Few people know that Castel Baronia invented its own conventional language called "Ciaschino", created by the craftsmen and merchants of buttons and combs made from horns, a craft to which Castellesi were famous. This language it is said, was used during the war to pass information from one family to another without being understood by any one except Castellesi. This town has over the years been emptied by immigration, but in occasion of the summer festivities, there returns a great presence of Castellesi from around the world who return here for their holidays.

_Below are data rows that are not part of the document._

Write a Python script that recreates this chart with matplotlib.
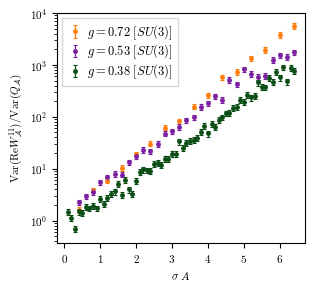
import numpy as np
import matplotlib
matplotlib.use('Agg')
import matplotlib.pyplot as plt

plt.rcParams['font.family'] = 'serif'
plt.rcParams['font.serif'] = ['cmr10', 'DejaVu Serif']
plt.rcParams['mathtext.fontset'] = 'cm'
plt.rcParams['axes.formatter.use_mathtext'] = True
plt.rcParams['font.size'] = 8

# g = 0.72, every 0.4
A_072 = [0.4, 0.8, 1.2, 1.6, 2.0, 2.4, 2.8, 3.2, 3.6, 4.0, 4.4, 4.8, 5.2, 5.6, 6.0, 6.4]
v_072 = [1.6, 3.8, 5.9, 10.5, 19, 30.5, 62, 82, 158, 262, 576, 742, 1350, 1970, 3820, 5720]

# g = 0.53, every 0.2
A_053 = [0.4, 0.6, 0.8, 1.0, 1.2, 1.4, 1.6, 1.8, 2.0, 2.2, 2.4, 2.6, 2.8, 3.0, 3.2,
         3.4, 3.6, 3.8, 4.0, 4.2, 4.4, 4.6, 4.8, 5.0, 5.2, 5.4, 5.6, 5.8, 6.0, 6.2, 6.4]
v_053 = [2.26, 2.95, 3.59, 5.5, 6.85, 8.0, 7.7, 13.4, 17.3, 23.1, 21.9, 30.3, 47.5, 52.7, 63.8,
         85, 98, 156, 181, 248, 214, 516, 420, 833, 670, 590, 620, 1260, 1550, 1440, 1750]

# g = 0.38, every 0.1
A_038 = [0.1, 0.2, 0.3, 0.4, 0.5, 0.6, 0.7, 0.8, 0.9, 1.0, 1.1, 1.2, 1.3, 1.4, 1.5, 1.6,
         1.7, 1.8, 1.9, 2.0, 2.1, 2.2, 2.3, 2.4, 2.5, 2.6, 2.7, 2.8, 2.9, 3.0, 3.1, 3.2,
         3.3, 3.4, 3.5, 3.6, 3.7, 3.8, 3.9, 4.0, 4.1, 4.2, 4.3, 4.4, 4.5, 4.6, 4.7, 4.8,
         4.9, 5.0, 5.1, 5.2, 5.3, 5.4, 5.5, 5.6, 5.7, 5.8, 5.9, 6.0, 6.1, 6.2, 6.3, 6.4]
v_038 = [1.47, 1.14, 0.69, 1.5, 1.41, 1.84, 1.73, 1.95, 1.73, 2.63, 2.10, 2.70, 3.33, 3.64, 5.1, 3.09,
         6.0, 3.98, 3.23, 5.8, 8.7, 9.7, 9.3, 9.2, 12.2, 13.1, 11.7, 15.6, 15.6, 19.2, 19.2, 33.5,
         25.3, 31.8, 34.5, 36, 39.5, 50.5, 66.7, 47.8, 72, 65, 88, 98, 117, 121, 147, 156,
         212, 197, 263, 236, 253, 460, 380, 370, 560, 473, 742, 576, 900, 480, 886, 765]

labels = [r'$g = 0.72\ [SU(3)]$', r'$g = 0.53\ [SU(3)]$', r'$g = 0.38\ [SU(3)]$']
colors = ['#ff7f0e', '#7b1fa2', '#0b4d14']
rel_err = [0.12, 0.12, 0.13]

fig = plt.figure(figsize=(3.15, 2.9), dpi=100)
ax = fig.add_axes([0.181, 0.162, 0.787, 0.793])

for A, v, lab, c, e in zip([A_072, A_053, A_038], [v_072, v_053, v_038], labels, colors, rel_err):
    v = np.array(v)
    ax.errorbar(A, v, yerr=e * v, fmt='o', ms=2.5, color=c, ecolor=c,
                elinewidth=0.9, capsize=1.5, capthick=0.8, label=lab)

ax.set_yscale('log')
ax.set_ylim(0.37, 1e4)
ax.set_xlim(-0.2, 6.7)
ax.set_xticks([0, 1, 2, 3, 4, 5, 6])
ax.set_xlabel(r'$\sigma\;A$')
ax.set_ylabel(r'$\mathrm{Var}(\mathrm{Re}W_{\mathcal{A}}^{11})/\mathrm{Var}(Q_{\mathcal{A}})$')
ax.legend(loc='upper left', fontsize=9, fancybox=False, edgecolor='#cccccc',
          handletextpad=0.4, handlelength=1.2, labelspacing=0.1, borderaxespad=0.4)

fig.savefig('out.png', dpi=100)
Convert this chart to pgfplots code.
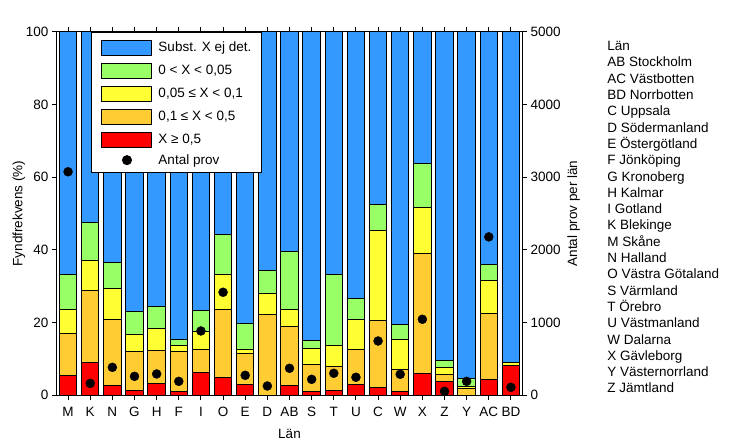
\documentclass[border=0pt]{standalone}
\usepackage{pgfplots}
\pgfplotsset{compat=1.18}
\usepackage{pgfplotstable}
\usepackage{fontspec}
\setmainfont{Liberation Sans}
\definecolor{cblue}{RGB}{51,153,255}
\definecolor{cgreen}{RGB}{153,255,102}
\definecolor{cyellow}{RGB}{255,255,51}
\definecolor{corange}{RGB}{255,204,51}
\definecolor{cred}{RGB}{255,0,0}

\pgfplotstableread{
x red orange yellow green blue n
0 5.5 11.5 6.6 9.7 66.7 3075
1 9.0 19.9 8.2 10.5 52.4 160
2 2.5 18.4 8.5 7.2 63.4 381
3 1.3 10.7 4.7 6.2 77.1 257
4 3.2 9.1 6.1 6.0 75.6 290
5 1.0 11.0 1.6 1.8 84.6 188
6 6.25 6.35 4.9 5.8 76.7 882
7 4.7 18.9 9.7 11.0 55.7 1415
8 2.9 8.5 1.2 7.2 80.2 271
9 0 22.2 5.8 6.4 65.6 124
10 2.5 16.4 4.7 16.0 60.4 368
11 1.0 7.5 4.2 2.2 85.1 216
12 1.3 6.6 5.8 19.4 66.9 299
13 2.9 9.7 8.3 5.8 73.3 244
14 2.1 18.3 25.0 7.2 47.4 744
15 1.0 6.1 8.2 4.2 80.5 285
16 6.0 33.1 12.6 12.2 36.1 1043
17 3.8 1.9 1.9 2.0 90.4 51
18 0 1.8 0.6 2.2 95.4 188
19 4.3 18.2 9.1 4.4 64.0 2178
20 8.2 0 0.8 0 91.0 106
}\data

\newcommand\legbox[1]{\addlegendimage{legend image code/.code={\draw[fill=#1,draw=black,line width=1bp] (0bp,-7.5bp) rectangle (50bp,7.5bp);}}}
\newcommand\fs{\fontsize{13.5bp}{16bp}\selectfont}

\begin{document}
\begin{tikzpicture}[font=\fs]
\pgfplotsset{common/.style={width=465bp,height=363bp,scale only axis,
  xmin=-0.5,xmax=20.5, tick align=outside, major tick length=5bp,
  axis line style={line width=1bp}, every tick/.style={black,line width=1bp},
  /pgf/number format/assume math mode=true, /pgf/number format/1000 sep={},
  tick label style={font=\fs},
  label style={font=\fs}}}
\begin{axis}[common, ybar stacked, bar width=17.5bp, ymin=0, ymax=100,
  ytick={0,20,...,100}, ytick pos=left,
  xtick={0,...,20},
  xticklabels={M,K,N,G,H,F,I,O,E,D,AB,S,T,U,C,W,X,Z,Y,AC,BD},
  xticklabel pos=bottom,
  xticklabel style={yshift=-4bp},
  xlabel style={yshift=-5bp},
  ylabel style={yshift=-6bp},
  ylabel={Fyndfrekvens (\%)}, xlabel={Län}, clip=false]
\addplot[fill=cred, draw=black, line width=1bp] table[x=x,y=red]{\data};
\addplot[fill=corange, draw=black, line width=1bp] table[x=x,y=orange]{\data};
\addplot[fill=cyellow, draw=black, line width=1bp] table[x=x,y=yellow]{\data};
\addplot[fill=cgreen, draw=black, line width=1bp] table[x=x,y=green]{\data};
\addplot[fill=cblue, draw=black, line width=1bp] table[x=x,y=blue]{\data};
\coordinate (ref) at (rel axis cs:1.183,0.9485);
\coordinate (bl) at (rel axis cs:0,0);
\end{axis}
\begin{axis}[common, ymin=0, ymax=5000, ytick={0,1000,...,5000},
  axis x line=none, axis y line*=right,
  ylabel={Antal prov per län},
  legend cell align=left,
  legend style={at={(0.0731,1)}, anchor=north west, draw=black, line width=1bp,
    fill=white, inner xsep=10bp, inner ysep=7bp, row sep=7bp,
    nodes={inner sep=0pt},
    /tikz/every odd column/.append style={column sep=6bp}}]
\legbox{cblue}\addlegendentry{Subst. X ej det.}
\legbox{cgreen}\addlegendentry{0 < X < 0,05}
\legbox{cyellow}\addlegendentry{0,05 ≤ X < 0,1}
\legbox{corange}\addlegendentry{0,1 ≤ X < 0,5}
\legbox{cred}\addlegendentry{X ≥ 0,5}
\addplot[only marks, mark=*, mark size=4.5bp, black,
  legend image code/.code={\fill[black] (25bp,0bp) circle (4.5bp);}]
  table[x=x,y=n]{\data};
\addlegendentry{Antal prov}
\end{axis}
\foreach \t [count=\i from 0] in {Län,AB Stockholm,AC Västbotten,BD Norrbotten,C Uppsala,D Södermanland,E Östergötland,F Jönköping,G Kronoberg,H Kalmar,I Gotland,K Blekinge,M Skåne,N Halland,O Västra Götaland,S Värmland,T Örebro,U Västmanland,W Dalarna,X Gävleborg,Y Västernorrland,Z Jämtland}
  {\node[anchor=base west,inner sep=0pt] at ([yshift=-\i*16.3bp]ref) {\t};}
\pgfresetboundingbox
\path[use as bounding box] ([xshift=-57bp,yshift=-50bp]bl) rectangle ++(731bp,445bp);
\end{tikzpicture}
\end{document}
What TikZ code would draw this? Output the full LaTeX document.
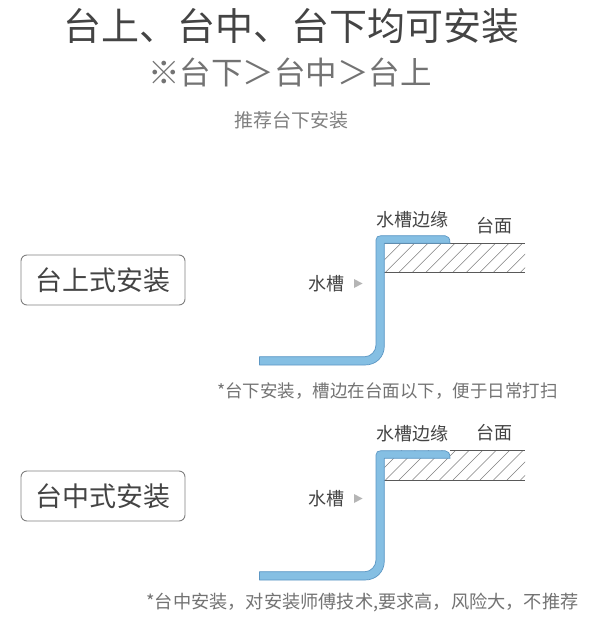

Typical cuisine of this marvellous little town includes home made salami of various types, cheese for grating on pasta, ricotta, cured lard and more. For cooked dishes all ingredients fresh and strictly home made "Cravaiuoli" Ravioli with ricotta, "La'ine" tagliatelli with tomato salsa, "Mmenesta Mmaretata" greens marinated and cooked with pork bones and rind, Cakes or sweets like "Castagnaccio" pastry stuffed with chestnut puree sugar cacao and liquor. "Pizza cu la ricotta" Flan of ricotta sugar and cinnamon and much much more

Extra virgin olive oil from the numerous olive plantations in this area and a variety of vines make this town a cullinary dream. The women of Castel Baronia are famous for their crochet skills, with some of the most elaborate and beautiful priceless specimens in Italy.